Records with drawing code

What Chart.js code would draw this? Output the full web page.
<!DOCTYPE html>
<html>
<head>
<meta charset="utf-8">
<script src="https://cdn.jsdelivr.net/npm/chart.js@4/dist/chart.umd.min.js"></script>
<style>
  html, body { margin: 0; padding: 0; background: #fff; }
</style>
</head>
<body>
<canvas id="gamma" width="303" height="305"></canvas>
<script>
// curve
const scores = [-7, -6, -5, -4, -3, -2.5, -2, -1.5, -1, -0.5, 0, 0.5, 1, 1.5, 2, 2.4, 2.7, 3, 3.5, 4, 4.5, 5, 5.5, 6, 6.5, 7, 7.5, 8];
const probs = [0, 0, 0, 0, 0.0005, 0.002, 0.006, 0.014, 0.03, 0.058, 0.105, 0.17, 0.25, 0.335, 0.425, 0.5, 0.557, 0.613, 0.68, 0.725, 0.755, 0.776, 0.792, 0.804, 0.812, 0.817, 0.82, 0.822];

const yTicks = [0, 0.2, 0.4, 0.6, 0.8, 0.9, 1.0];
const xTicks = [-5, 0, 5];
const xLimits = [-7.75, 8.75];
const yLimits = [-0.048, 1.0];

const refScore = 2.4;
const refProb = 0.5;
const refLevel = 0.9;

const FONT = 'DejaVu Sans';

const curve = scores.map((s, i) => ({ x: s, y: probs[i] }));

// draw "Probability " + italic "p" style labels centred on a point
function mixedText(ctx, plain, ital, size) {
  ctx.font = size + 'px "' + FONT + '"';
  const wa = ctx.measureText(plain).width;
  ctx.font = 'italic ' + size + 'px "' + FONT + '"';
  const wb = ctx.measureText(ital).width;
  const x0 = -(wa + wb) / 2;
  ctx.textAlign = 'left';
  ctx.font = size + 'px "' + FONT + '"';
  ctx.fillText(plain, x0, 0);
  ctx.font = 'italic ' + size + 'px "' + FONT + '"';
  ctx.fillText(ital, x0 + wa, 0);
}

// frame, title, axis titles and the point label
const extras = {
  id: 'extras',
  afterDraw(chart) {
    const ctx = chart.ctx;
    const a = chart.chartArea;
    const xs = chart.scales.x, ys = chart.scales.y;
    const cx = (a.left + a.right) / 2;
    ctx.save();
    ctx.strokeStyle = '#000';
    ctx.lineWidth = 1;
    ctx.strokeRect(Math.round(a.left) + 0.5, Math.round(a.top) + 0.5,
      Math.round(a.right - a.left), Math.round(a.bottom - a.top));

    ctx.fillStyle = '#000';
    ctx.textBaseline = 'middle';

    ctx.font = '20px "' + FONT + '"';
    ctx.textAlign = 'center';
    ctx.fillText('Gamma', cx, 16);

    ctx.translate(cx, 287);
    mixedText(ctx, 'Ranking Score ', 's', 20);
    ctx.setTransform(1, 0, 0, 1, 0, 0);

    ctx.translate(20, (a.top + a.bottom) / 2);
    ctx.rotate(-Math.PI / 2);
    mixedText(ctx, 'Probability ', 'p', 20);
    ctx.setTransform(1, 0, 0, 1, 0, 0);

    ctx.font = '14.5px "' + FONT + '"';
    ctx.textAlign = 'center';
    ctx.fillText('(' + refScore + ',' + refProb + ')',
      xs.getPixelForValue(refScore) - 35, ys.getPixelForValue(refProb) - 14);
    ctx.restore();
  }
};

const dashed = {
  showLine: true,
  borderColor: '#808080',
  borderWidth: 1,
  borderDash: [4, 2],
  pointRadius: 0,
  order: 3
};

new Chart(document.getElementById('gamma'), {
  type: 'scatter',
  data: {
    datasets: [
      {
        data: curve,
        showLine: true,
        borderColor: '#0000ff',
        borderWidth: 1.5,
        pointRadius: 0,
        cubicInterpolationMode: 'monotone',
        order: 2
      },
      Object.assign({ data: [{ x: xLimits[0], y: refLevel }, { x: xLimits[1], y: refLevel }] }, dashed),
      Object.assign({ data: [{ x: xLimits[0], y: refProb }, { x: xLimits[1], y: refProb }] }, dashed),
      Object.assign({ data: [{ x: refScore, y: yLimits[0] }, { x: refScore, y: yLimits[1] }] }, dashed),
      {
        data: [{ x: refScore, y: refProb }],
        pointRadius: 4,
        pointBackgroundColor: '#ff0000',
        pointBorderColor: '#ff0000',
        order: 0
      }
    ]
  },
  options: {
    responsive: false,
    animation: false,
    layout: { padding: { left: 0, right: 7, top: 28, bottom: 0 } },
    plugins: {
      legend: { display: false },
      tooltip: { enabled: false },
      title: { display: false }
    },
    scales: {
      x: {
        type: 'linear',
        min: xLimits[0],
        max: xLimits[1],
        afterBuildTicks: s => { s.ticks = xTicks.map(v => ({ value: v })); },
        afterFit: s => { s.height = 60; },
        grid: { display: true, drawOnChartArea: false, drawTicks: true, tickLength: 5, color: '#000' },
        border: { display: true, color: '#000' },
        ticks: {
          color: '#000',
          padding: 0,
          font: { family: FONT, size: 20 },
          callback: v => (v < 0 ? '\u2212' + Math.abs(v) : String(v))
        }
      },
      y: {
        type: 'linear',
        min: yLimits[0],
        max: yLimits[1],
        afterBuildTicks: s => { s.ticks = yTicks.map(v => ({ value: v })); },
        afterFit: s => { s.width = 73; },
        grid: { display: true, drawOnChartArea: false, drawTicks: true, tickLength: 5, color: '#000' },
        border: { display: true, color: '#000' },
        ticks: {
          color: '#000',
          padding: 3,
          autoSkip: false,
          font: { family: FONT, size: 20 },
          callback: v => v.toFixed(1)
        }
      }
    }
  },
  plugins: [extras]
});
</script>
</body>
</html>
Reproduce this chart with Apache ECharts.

• _Instructions to follow_
Give a word-for-word copy of the records.

• _Result of this exercise_
What Chart.js code would draw this? Output the full web page.
<!DOCTYPE html>
<html>
<head>
<meta charset="utf-8">
<script src="https://cdn.jsdelivr.net/npm/chart.js@4/dist/chart.umd.min.js"></script>
<style>
  html, body { margin: 0; padding: 0; background: #fff; }
</style>
</head>
<body>
<canvas id="gamma" width="303" height="305"></canvas>
<script>
// curve
const scores = [-7, -6, -5, -4, -3, -2.5, -2, -1.5, -1, -0.5, 0, 0.5, 1, 1.5, 2, 2.4, 2.7, 3, 3.5, 4, 4.5, 5, 5.5, 6, 6.5, 7, 7.5, 8];
const probs = [0, 0, 0, 0, 0.0005, 0.002, 0.006, 0.014, 0.03, 0.058, 0.105, 0.17, 0.25, 0.335, 0.425, 0.5, 0.557, 0.613, 0.68, 0.725, 0.755, 0.776, 0.792, 0.804, 0.812, 0.817, 0.82, 0.822];

const yTicks = [0, 0.2, 0.4, 0.6, 0.8, 0.9, 1.0];
const xTicks = [-5, 0, 5];
const xLimits = [-7.75, 8.75];
const yLimits = [-0.048, 1.0];

const refScore = 2.4;
const refProb = 0.5;
const refLevel = 0.9;

const FONT = 'DejaVu Sans';

const curve = scores.map((s, i) => ({ x: s, y: probs[i] }));

// draw "Probability " + italic "p" style labels centred on a point
function mixedText(ctx, plain, ital, size) {
  ctx.font = size + 'px "' + FONT + '"';
  const wa = ctx.measureText(plain).width;
  ctx.font = 'italic ' + size + 'px "' + FONT + '"';
  const wb = ctx.measureText(ital).width;
  const x0 = -(wa + wb) / 2;
  ctx.textAlign = 'left';
  ctx.font = size + 'px "' + FONT + '"';
  ctx.fillText(plain, x0, 0);
  ctx.font = 'italic ' + size + 'px "' + FONT + '"';
  ctx.fillText(ital, x0 + wa, 0);
}

// frame, title, axis titles and the point label
const extras = {
  id: 'extras',
  afterDraw(chart) {
    const ctx = chart.ctx;
    const a = chart.chartArea;
    const xs = chart.scales.x, ys = chart.scales.y;
    const cx = (a.left + a.right) / 2;
    ctx.save();
    ctx.strokeStyle = '#000';
    ctx.lineWidth = 1;
    ctx.strokeRect(Math.round(a.left) + 0.5, Math.round(a.top) + 0.5,
      Math.round(a.right - a.left), Math.round(a.bottom - a.top));

    ctx.fillStyle = '#000';
    ctx.textBaseline = 'middle';

    ctx.font = '20px "' + FONT + '"';
    ctx.textAlign = 'center';
    ctx.fillText('Gamma', cx, 16);

    ctx.translate(cx, 287);
    mixedText(ctx, 'Ranking Score ', 's', 20);
    ctx.setTransform(1, 0, 0, 1, 0, 0);

    ctx.translate(20, (a.top + a.bottom) / 2);
    ctx.rotate(-Math.PI / 2);
    mixedText(ctx, 'Probability ', 'p', 20);
    ctx.setTransform(1, 0, 0, 1, 0, 0);

    ctx.font = '14.5px "' + FONT + '"';
    ctx.textAlign = 'center';
    ctx.fillText('(' + refScore + ',' + refProb + ')',
      xs.getPixelForValue(refScore) - 35, ys.getPixelForValue(refProb) - 14);
    ctx.restore();
  }
};

const dashed = {
  showLine: true,
  borderColor: '#808080',
  borderWidth: 1,
  borderDash: [4, 2],
  pointRadius: 0,
  order: 3
};

new Chart(document.getElementById('gamma'), {
  type: 'scatter',
  data: {
    datasets: [
      {
        data: curve,
        showLine: true,
        borderColor: '#0000ff',
        borderWidth: 1.5,
        pointRadius: 0,
        cubicInterpolationMode: 'monotone',
        order: 2
      },
      Object.assign({ data: [{ x: xLimits[0], y: refLevel }, { x: xLimits[1], y: refLevel }] }, dashed),
      Object.assign({ data: [{ x: xLimits[0], y: refProb }, { x: xLimits[1], y: refProb }] }, dashed),
      Object.assign({ data: [{ x: refScore, y: yLimits[0] }, { x: refScore, y: yLimits[1] }] }, dashed),
      {
        data: [{ x: refScore, y: refProb }],
        pointRadius: 4,
        pointBackgroundColor: '#ff0000',
        pointBorderColor: '#ff0000',
        order: 0
      }
    ]
  },
  options: {
    responsive: false,
    animation: false,
    layout: { padding: { left: 0, right: 7, top: 28, bottom: 0 } },
    plugins: {
      legend: { display: false },
      tooltip: { enabled: false },
      title: { display: false }
    },
    scales: {
      x: {
        type: 'linear',
        min: xLimits[0],
        max: xLimits[1],
        afterBuildTicks: s => { s.ticks = xTicks.map(v => ({ value: v })); },
        afterFit: s => { s.height = 60; },
        grid: { display: true, drawOnChartArea: false, drawTicks: true, tickLength: 5, color: '#000' },
        border: { display: true, color: '#000' },
        ticks: {
          color: '#000',
          padding: 0,
          font: { family: FONT, size: 20 },
          callback: v => (v < 0 ? '\u2212' + Math.abs(v) : String(v))
        }
      },
      y: {
        type: 'linear',
        min: yLimits[0],
        max: yLimits[1],
        afterBuildTicks: s => { s.ticks = yTicks.map(v => ({ value: v })); },
        afterFit: s => { s.width = 73; },
        grid: { display: true, drawOnChartArea: false, drawTicks: true, tickLength: 5, color: '#000' },
        border: { display: true, color: '#000' },
        ticks: {
          color: '#000',
          padding: 3,
          autoSkip: false,
          font: { family: FONT, size: 20 },
          callback: v => v.toFixed(1)
        }
      }
    }
  },
  plugins: [extras]
});
</script>
</body>
</html>
Reproduce this chart with Apache ECharts.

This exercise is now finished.